Par exemple, des plantes telles que l’armoise – autrefois rejetée en raison de ses liens avec les menstruations et les états altérés – sont aujourd’hui réintroduites pour soutenir les cycles lunaires et les pratiques intuitives. De même, le lotus bleu sacré, chéri par les anciennes civilisations du Nil pour ses douces qualités euphorisantes et méditatives, est à nouveau célébré dans notre apothicaire moderne. Ces deux exemples illustrent un mouvement visant à honorer les rôles cérémoniels et à adopter une approche respectueuse et informée de la médecine par les plantes.

Faire le lien entre la science, l’esprit et la réparation culturelle

La recherche scientifique moderne n’a pas fini de percer les mystères de la médecine traditionnelle, un domaine qui a nourri la santé humaine pendant d’innombrables générations. Cependant, isoler des composés spécifiques sans comprendre le contexte complet d’une plante peut entraîner des effets indésirables, des dépendances, voire un déséquilibre écologique.

La véritable reconquête passe par la fusion d’une recherche scientifique rigoureuse et d’une sagesse ancestrale. Il s’agit de lutter pour les droits des communautés à accéder aux plantes médicinales, de contester les interdictions injustes et de promouvoir la récolte éthique et la conservation des espèces menacées.
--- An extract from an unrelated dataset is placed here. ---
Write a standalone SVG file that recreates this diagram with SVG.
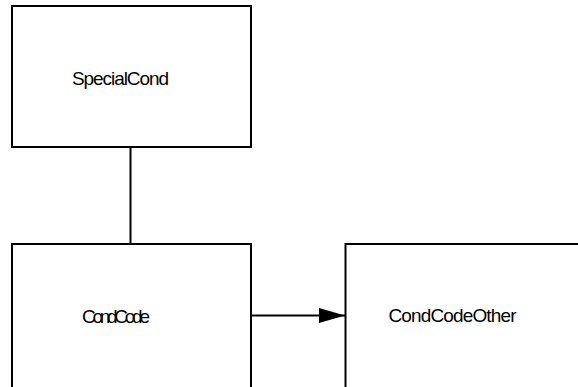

Ce que nous avons perdu et ce que nous faisons revivre

Les changements réglementaires ont eu un impact significatif sur les pratiques traditionnelles en matière d’herboristerie. En 2011, des lois européennes de grande envergure ont permis de retirer du marché de nombreux remèdes traditionnels, à moins que les entreprises ne puissent se permettre de réaliser des tests coûteux de type pharmaceutique. Aux États-Unis, les restrictions imposées par la FDA limitent les allégations que les herboristes peuvent faire sur les avantages, même bien documentés. Ces règlements affectent de manière disproportionnée les petites entreprises de produits à base de plantes et les communautés marginalisées. Pourtant, malgré ces obstacles, la connaissance perdure. Les herboristes remettent au goût du jour d’anciennes pratiques et les communautés se réapproprient cette sagesse perdue. Les plantes interdites, autrefois redoutées pour leur chimie puissante et leur capacité à défier les systèmes de contrôle, nous reviennent peu à peu.

Lorsqu’elles sont utilisées avec prudence, respect et une profonde compréhension de leur contexte traditionnel, ces plantes nous permettent de renouer avec nos ancêtres, notre corps et le monde naturel. L’objectif n’est pas de minimiser les risques ou d’ignorer la science, mais de se rappeler que la guérison n’a jamais été censée être un processus stérile et standardisé – elle a été, et sera toujours, un voyage sacré.